Interior minister denies giving ‘orders’ to mayors over referendum
Miquel Buch, leader of an association of towns in 2017, appears in high court to answer charges of pressuring local governments to support independence vote
Catalan interior minister Miquel Buch and Vilanova i la Geltrú mayor Neus Lloveras told Spain’s High Court of Justice in Catalonia (TSJC in Catalan) on Tuesday that they made "recommendations" to mayors around the country about how to act in the run-up to last year's independence referendum but did not give them "any orders."
Both officials appeared before the high court to answer charges of disobedience in their roles at the time as the heads of two associations of towns.
At that time, Buch was mayor of Premià de Mar, a coastal town north of Barcelona.
According to the officials, emails they sent to mayors in their organizations were aimed merely at "setting the scene for territorial support for the October 1 referendum," and that each local authority was free to make its own decisions about what to do in relation to the vote that was ruled illegal by the Spanish judiciary.

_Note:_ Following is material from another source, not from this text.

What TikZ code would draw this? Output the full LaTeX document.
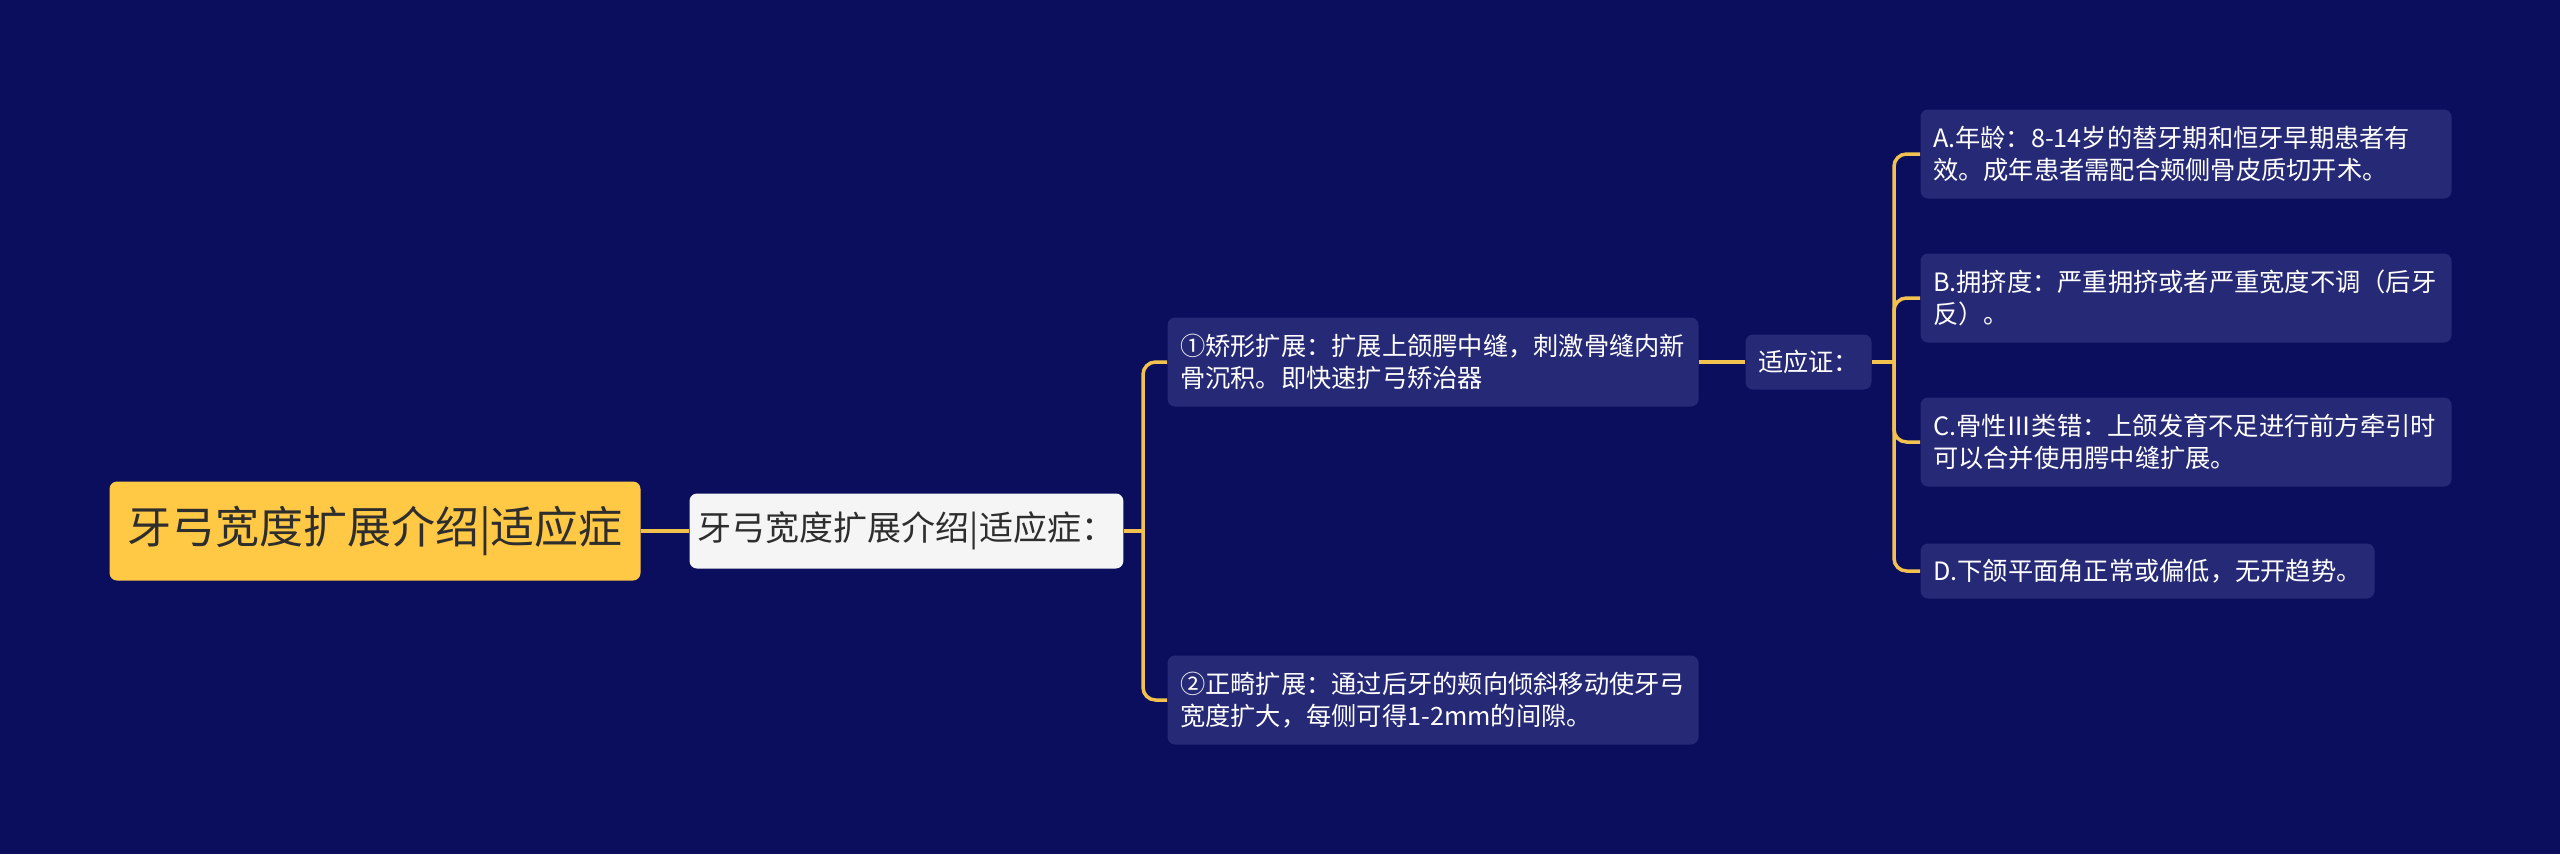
\documentclass[tikz,border=0pt]{standalone}
\usepackage{fontspec}
\setmainfont{Noto Sans CJK SC}
\usepackage{tikz}

\definecolor{bgnavy}{HTML}{0A0E5C}
\definecolor{boxnavy}{HTML}{262A76}
\definecolor{rootyellow}{HTML}{FFC845}
\definecolor{linkyellow}{HTML}{F2C14E}
\definecolor{darktext}{HTML}{2E2E2E}

\tikzset{
  rootbox/.style={fill=rootyellow, text=darktext, rounded corners=3pt, anchor=west,
    minimum width=212.4pt, minimum height=39.6pt, font=\fontsize{17.6}{20}\selectfont},
  subbox/.style={fill=white!96!black, text=darktext, rounded corners=3pt, anchor=west,
    minimum width=172.4pt, minimum height=30pt, font=\fontsize{13.6}{16}\selectfont},
  leafbox/.style={fill=boxnavy, text=white, rounded corners=3pt, anchor=west,
    inner xsep=5pt, font=\fontsize{10.1}{13}\selectfont},
  twoline/.style={leafbox, align=left, text width=202.4pt, minimum height=35.6pt},
  link/.style={draw=linkyellow, line width=1.4pt},
  branchlink/.style={link, rounded corners=5pt},
}

\begin{document}
\begin{tikzpicture}[x=0.4pt, y=-0.4pt]

        %Background
        \fill [bgnavy] (0,0) rectangle (2560,854);
        \useasboundingbox (0,0) rectangle (2560,854);

        %Root and first level
        \node [rootbox] (root) at (109,531) {牙弓宽度扩展介绍|适应症};
        \node [subbox]  (sub)  at (689,531) {牙弓宽度扩展介绍|适应症：};

        %Second level
        \node [twoline] (rapid) at (1167,362) {①矫形扩展：扩展上颌腭中缝，刺激骨缝内新\\骨沉积。即快速扩弓矫治器};
        \node [twoline] (slow)  at (1167,700) {②正畸扩展：通过后牙的颊向倾斜移动使牙弓\\宽度扩大，每侧可得1-2mm的间隙。};

        %Indication
        \node [leafbox, minimum width=50.4pt, minimum height=22pt] (ind) at (1745,362) {适应证：};

        \node [twoline] (a) at (1920,154) {A.年龄：8-14岁的替牙期和恒牙早期患者有\\效。成年患者需配合颊侧骨皮质切开术。};
        \node [twoline] (b) at (1920,298) {B.拥挤度：严重拥挤或者严重宽度不调（后牙\\反）。};
        \node [twoline] (c) at (1920,442) {C.骨性Ⅲ类错：上颌发育不足进行前方牵引时\\可以合并使用腭中缝扩展。};
        \node [leafbox, minimum width=181.6pt, minimum height=22pt] (d) at (1920,571) {D.下颌平面角正常或偏低，无开趋势。};

        %Connectors
        \coordinate (t1) at (1143,531);
        \coordinate (t2) at (1894,362);

        \draw [link]        (root) -- (sub);
        \draw [link]        (sub)  -- (t1);
        \draw [branchlink]  (t1) |- (rapid.west);
        \draw [branchlink]  (t1) |- (slow.west);

        \draw [link]        (rapid) -- (ind);
        \draw [link]        (ind)   -- (t2);
        \foreach \leaf in {a,b,c,d}
          \draw [branchlink] (t2) |- (\leaf.west);

\end{tikzpicture}
\end{document}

The prosecution alleges that Buch and Lloveras contacted mayors in their organizations, pressuring them to confirm the availability of local facilities where the vote could be held, encouraging them to show support for the referendum, and providing them with pro-independence campaign material.
In their court appearances, which lasted less than half an hour, Buch and Lloveras provided similar testimony, according to judicial sources. Apart from highlighting the independence of each local authority, they also pointed out that the associations they led are private, and that the emails were sent to all mayors, including those belonging to unionist parties.
What's more, both officials told the high court that they were not notified that Spain's Constitutional Court had ruled the referendum to be illegal until after they had already sent the aforementioned emails.